Challenges & Opportunities of Driving Agility Through IT Process Automation for Real Business Impact
As CIOs lead the charge in digital transformation, agility, and automation, they can be the driving force behind tomorrow’s innovation engine. Challenged with a growing skills gap, automation allows organizations to do more with less, better supporting business units that have themselves become automated. For CIOs looking to spearhead their organization’s digital transformation, it increasingly means creating agility for their organizations through IT process automation in order to facilitate change at the pace of business.
Yet, the implications of this are vast for enterprises, as automation touches everything from technology to IT processes and even the corporate culture. As boards of directors challenge CIOs to balance security, risk, and resources with an open approach to digital business, automation becomes integral to solving today’s business challenges while keeping an eye on tomorrow’s opportunities.
Automation Isn’t New, It’s Evolving
Many people critique a renewed focus on automation, saying it has been around as long as IT itself has existed as a function — or even longer, pointing back to Henry Ford and the assembly line. While automation itself may not be new, today’s IT automation offers new and exciting ways to drive digital transformation that impacts business innovation and revenue-generating activities.
I’ll explain using an anecdote about the “A-Enter Guy”. This story comes to us from a former colleague of mine who worked at a previous employer with a person they called the “A-Enter Guy,” a person whose job it was to walk into a room full of computers every morning, go to the first computer, type a command and press enter. He’d then go to the second computer and type the same command and press enter until he’d gone through the entire room; to reach every computer would consume his entire day. To make himself a little more efficient, he aliased the command to the letter “A”. So, rather than typing a full command and enter for each computer, he needed only type “A” and enter. Hence he became known as the “A-Enter Guy”.

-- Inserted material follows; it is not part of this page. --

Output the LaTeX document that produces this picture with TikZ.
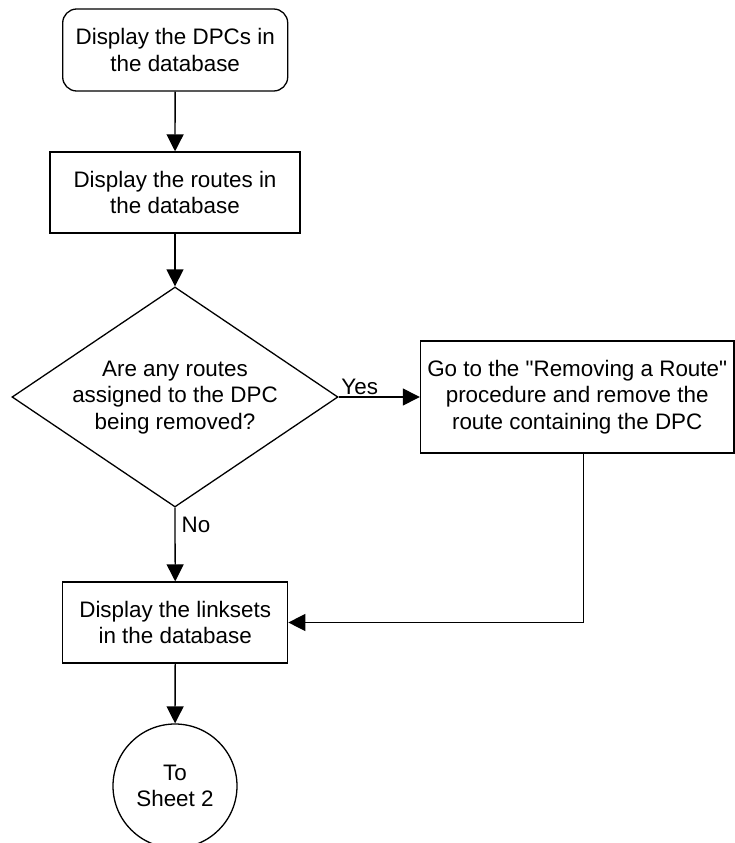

With new levels of sophistication in automation and digital transformation, CIOs are able to transform “A-Enter Guys”, using their ingenuity for much more strategic, business-impacting work. Truly, there really is no need for human resources to be spent on something that’s so streamlined and so easy to automate like copying files over from one computer to the next. These things can be fully automated, to the Nth degree, freeing the organization to focus on innovation and agility, instead of manual, rote tasks.